The “China path” has retained robust endogenous momentum all along, from the initial rural systemic reform and urban economic reform to the massive market-oriented reform in the mid-1990s. It continued to evolve through domestic institutional reform undertaken to fully integrate China into global economy after it entered the WTO as well as the current round of arduous, comprehensive deepening of reform.

This is a result of benign interaction and integration between the Chinese people’s pioneering spirit and the wisdom of national top-level design.

The “China path” is not closed. It sufficiently draws upon advanced international experience. More importantly, China has never forgotten its goals and interests.
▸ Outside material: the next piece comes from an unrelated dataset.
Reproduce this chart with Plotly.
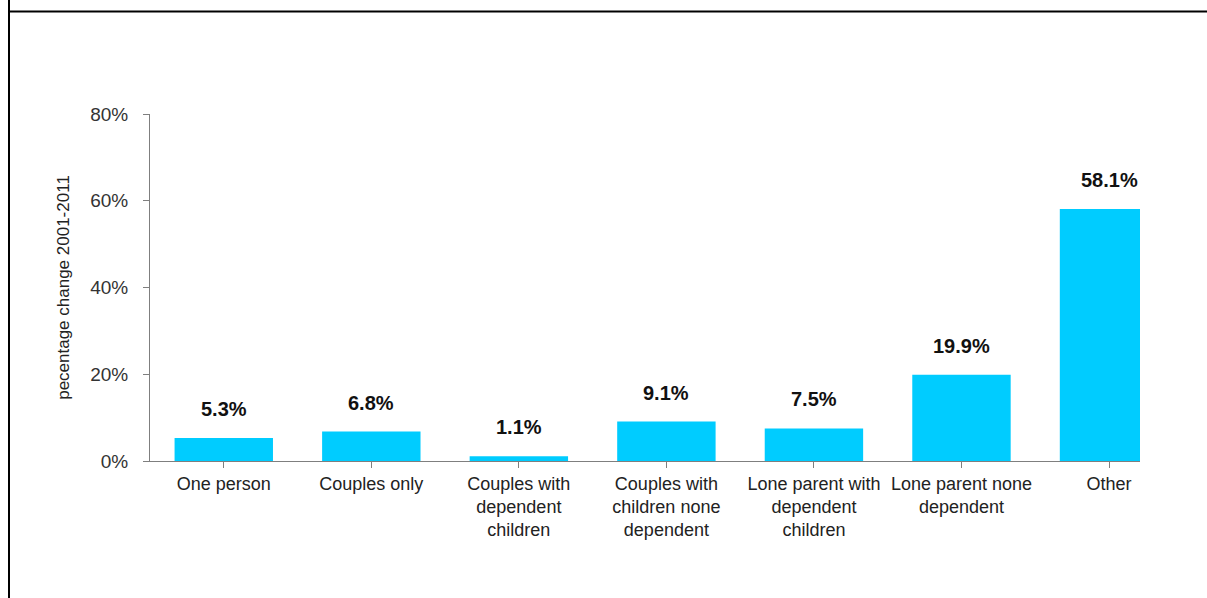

Its market-oriented reform in the fields of taxation, currency and finance, trade and investment is a process of connecting to the world and sharing a “discourse system,” as exemplified by its active effort to integrate into the global economic system through entry into the WTO.

At present, China is deepening institutional innovation and reform by means of pilot free trade zones and trying new international trade and investment rules through high-standard free trade and investment agreements, which exactly reflects its adherence to keep up with the times and great foresight.

In the meantime, China must take into full account its own interest needs, including social stability, economic security, industrial upgrading, national economy, State-owned enterprises, balanced regional development, independent innovation, environment and ecology, and poverty alleviation. These are the core interests of China that are fundamental to its long-term growth.

The “China path” has significant implications for the world. It breaks the traditional idea that the economy can only grow on a single model, thus contributing to the diversification of development models and offering precious experience for narrowing the development gap.

China did not follow the Western model blindly, but hewed out a unique market economy reform path. In contrast, the widely believed “Washington Consensus” has failed to work in some developing countries. Western-style democratic institutions, free market economics, rapid price reform, large-scale privatization, radical trade and finance liberalization, and the flexible exchange rate system have by no means resolved problems facing developing countries. Instead, they have left undesirable legacies, like political turbulence, loss of economic independence, hyperinflation, unemployment.

On the contrary, China has created an economic growth miracle because it has adjusted policies to national conditions, advanced with the times, devised its own development model and realized it independently. By grounding the country in reality, attaching importance to reform, respecting theory and practice, and applying doctrines critically, China has made admirable achievements.